3. History teaches us that no oppressed class ever did, or could, achieve power without going through a period of dictatorship, i.e., the conquest of political power and forceable suppression of the resistance always offered by the exploiters—the resistance that is most desperate, most furious, and that stops at nothing.
The bourgeoisie, whose domination is now defended by the Socialists who denounce “dictatorship in general” and extol “democracy in general", won power in the advanced countries through a series of insurrections, civil wars, and the forcible suppression of kings, feudal lords, slaveowners and their attempts at restoration. In books, pamphlets, Congress resolutions, and propaganda speeches, Socialists have everywhere thousands and millions of times explained to people the class nature of these bourgeois revolutions and this bourgeois dictatorship. That is why the present defense of bourgeois democracy under the cover of talk about “democracy in general", and the present howls and shouts against proletarian dictatorship under the cover of shouts about “dictatorship in general", are an outright betrayal of socialism. They are, in fact, desertion to the bourgeoisie, denial of the proletariat’s right to its own, proletarian revolution, and a defense of bourgeois reformism at the very historical juncture when bourgeois reformism throughout the world has collapsed and the war has created a revolutionary situation.6
Which bring us by the remark that indeed Marx talked about the “struggle for democratic rights and freedoms on the base of class-criteria” ......so indeed he talked about the role of class-struggle. But Marx talked about a lot of things. But he himself saw as the biggest contribution – as Lenin quoted Marx in “State and Revolution” - ....:
3. The Presentation of the Question by Marx in 1852
In 1907, Mehring, in the magazine
Neue Zeit7 (Vol.XXV, 2, p.164), published extracts from Marx's letter to Weydemeyer dated March 5, 1852. This letter, among other things, contains the following remarkable observation:

"And now as to myself, no credit is due to me for discovering the existence of classes in modern society or the struggle between them. Long before me bourgeois historians had described the historical development of this class struggle and bourgeois economists, the economic anatomy of classes. What I did that was new was to prove: (1) that the existence of classes is only bound up with the particular, historical phases in the development of production (historische Entwicklungsphasen der Produktion), (2) that the class struggle necessarily leads to the dictatorship of the proletariat, (3) that this dictatorship itself only constitutes the transition to the abolition of all classes and to a classless society."
8

In these words, Marx succeeded in expressing with striking clarity, first, the chief and radical difference between his theory and that of the foremost and most profound thinkers of the bourgeoisie; and, secondly, the essence of his theory of the state.
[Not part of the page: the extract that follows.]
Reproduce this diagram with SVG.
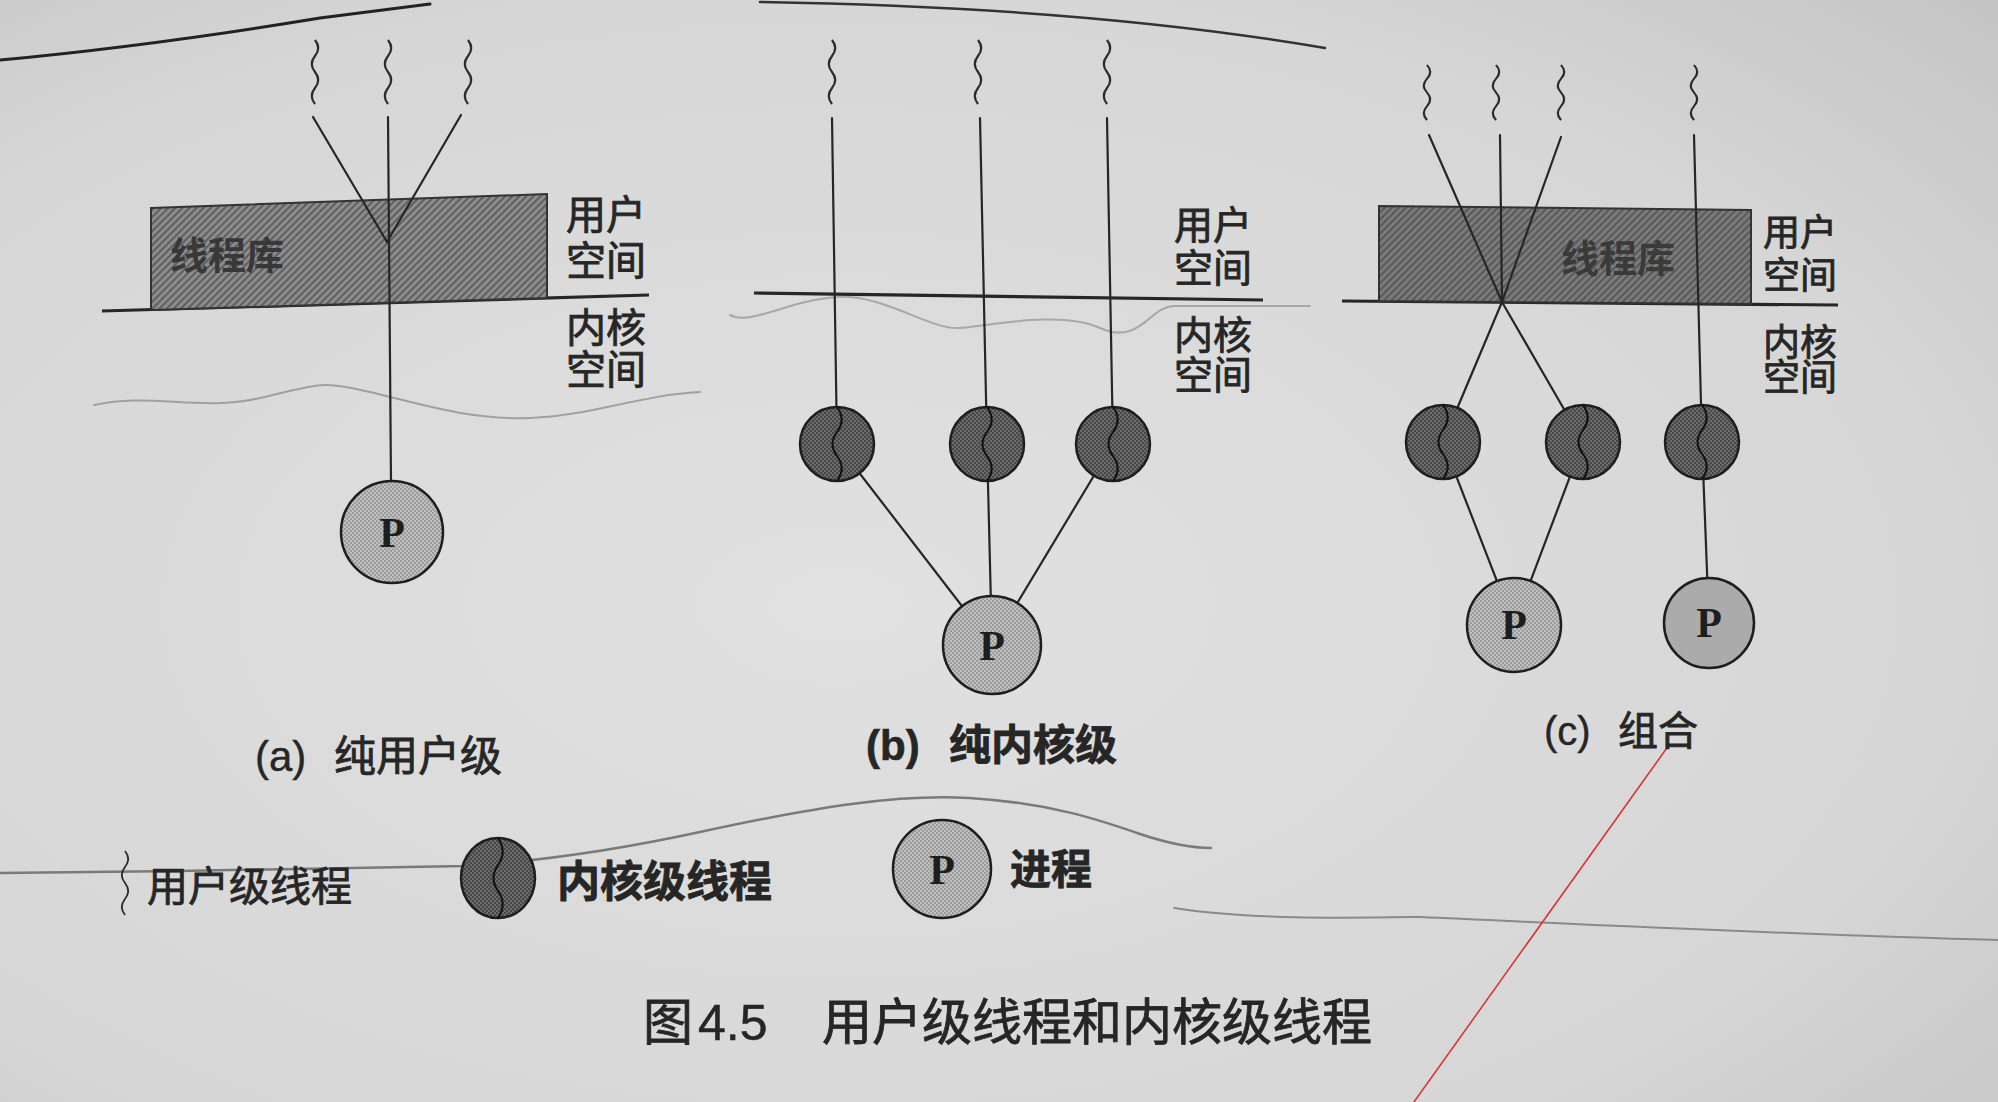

It is often said and written that the main point in Marx's theory is the class struggle. But this is wrong. And this wrong notion very often results in an opportunist distortion of Marxism and its falsification in a spirit acceptable to the bourgeoisie. For the theory of the class struggle was created not by Marx, but by the bourgeoisie before Marx, and, generally speaking, it is acceptable to the bourgeoisie. Those who recognize only the class struggle are not yet Marxists; they may be found to be still within the bounds of bourgeois thinking and bourgeois politics. To confine Marxism to the theory of the class struggle means curtailing Marxism, distorting it, reducing it to something acceptable to the bourgeoisie. Only he is a Marxist who extends the recognition of the class struggle to the recognition of the dictatorship of the proletariat. That is what constitutes the most profound distinction between the Marxist and the ordinary petty (as well as big) bourgeois. This is the touchstone on which the real understanding and recognition of Marxism should be tested. And it is not surprising that when the history of Europe brought the working class face to face with this question as a practical issue, not only all the opportunists and reformists, but all the Kautskyites (people who vacillate between reformism and Marxism) proved to be miserable philistines and petty-bourgeois democrats repudiating the dictatorship of the proletariat. Kautsky's pamphlet,
The Dictatorship of the Proletariat, published in August 1918, i.e., long after the first edition of the present book, is a perfect example of petty-bourgeois distortion of Marxism and base renunciation of it in deeds, while hypocritically recognizing it in words (see my pamphlet, The Proletarian Revolution and the Renegade Kautsky, Petrograd and Moscow, 1918).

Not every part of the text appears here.